Suggested incident flow¶
- Start with First 10 Minutes to verify platform health and blast radius.
- Move to Playbooks for scenario-specific diagnosis paths.
- Use KQL Query Library to validate hypotheses with telemetry.
- Apply Methodology to avoid guesswork and reduce MTTR.
- Rehearse with Lab Guides to improve operational readiness.
Troubleshooting mental model¶
Use this classification first to narrow where to collect evidence.
| Category | Examples | First Check | Typical Evidence |
|---|---|---|---|
| Request path issue | 5xx, timeout, 403, connection refused | requests + exceptions tables | HTTP status codes, error types |
| App startup issue | Host not starting, container ping failure, health check timeout | traces table (host lifecycle) | Host started missing, startup duration |
| Runtime degradation | Memory pressure, GIL contention, thread pool starvation | customMetrics, process metrics | CPU/memory trends, cold start frequency |
| Dependency / outbound issue | DNS failure, SNAT exhaustion, private endpoint unreachable | dependencies table | Failed dependency calls, target resolution |
| Deployment / recycle event | Post-deploy failures, slot swap issues, config drift | Activity Log, traces | Deploy events, host restart events |
About customMetrics
The customMetrics table contains metrics explicitly emitted by your application or SDK. Only a few metrics (for example, FunctionExecutionCount, FunctionExecutionUnits) are emitted automatically by the Azure Functions runtime. Queue-related metrics and custom business metrics require explicit instrumentation.
Decision tree¶
flowchart TD
A[Issue detected] --> B{Is it a 5xx issue?}
B -->|Yes| C{Intermittent or constant?}
C -->|Constant| D[Check host startup + recent deploy]
C -->|Intermittent| E{Recent deployment?}
E -->|Yes| F[Compare before/after metrics, consider rollback]
E -->|No| G{Dependency-correlated?}
G -->|Yes| H[Check dependency health + outbound networking]
G -->|No| I[Check concurrency + memory + cold start]
B -->|No| J{Trigger not firing?}
J -->|Yes| K[Check listener status + connection config]
J -->|No| L{Performance degradation?}
L -->|Yes| M[Check dependencies + scaling + storage]

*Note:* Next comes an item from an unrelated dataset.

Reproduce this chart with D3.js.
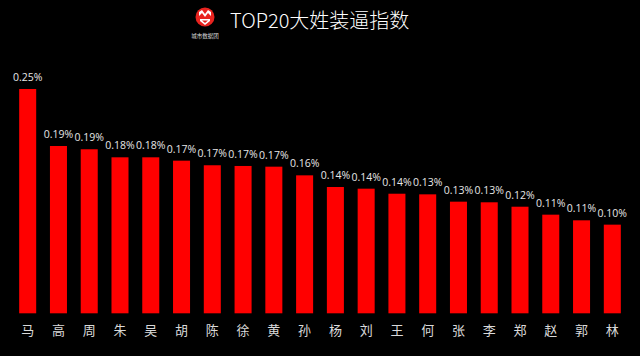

L -->|No| N[Review evidence-map for matching symptoms] Representative log patterns (quick reference)¶
| Pattern | Indicates | Severity | Next Action |
|---|---|---|---|
Container didn't respond to HTTP pings | Host startup failure | Critical | Check host logs and recent deploy activity |
Storage operation failed: (403) Forbidden | Storage auth broken | Critical | Check managed identity assignments and RBAC scope |
Host started (>10000ms) | Severe cold start | Warning | Check dependency initialization path and hosting plan |
Message has been dequeued 'N' time(s) | Poison message loop | Warning | Check handler idempotency and maxDequeueCount |
getaddrinfo ENOTFOUND | DNS resolution failure | Critical | Check VNet integration and private DNS zones |
Quick investigation flow¶
- For architecture context, see Troubleshooting Architecture.
- For "where do I look first?", see Evidence Map.
- For fast triage sequence, start at First 10 Minutes.
Updated section map¶
| Document | Coverage |
|---|---|
| First 10 Minutes | Time-boxed triage checks for active incidents |
| Decision Tree | Visual routing from symptom to investigation path |
| Mental Model | Conceptual framework for Azure Functions troubleshooting |
| Playbooks | Scenario-based diagnostics and mitigations |
| Methodology | Reproducible Observe → Hypothesize → Test → Fix → Verify workflow |
| KQL Query Library | Reusable telemetry and evidence queries |
| Troubleshooting Architecture | Component boundaries and failure-domain context |
| Evidence Map | Symptom-to-evidence lookup for first-query selection |
| Lab Guides | Failure drills for response readiness |
Scope and source policy¶
- Guidance in this section follows Microsoft Learn documentation for Azure Functions, App Service, Application Insights, and Azure Monitor.
- Product behavior, limits, and trigger specifics should always be validated against the linked Learn references.
- Examples use masked identifiers (
<subscription-id>,xxxxxxxx-xxxx-xxxx-xxxx-xxxxxxxxxxxx) to avoid exposing PII.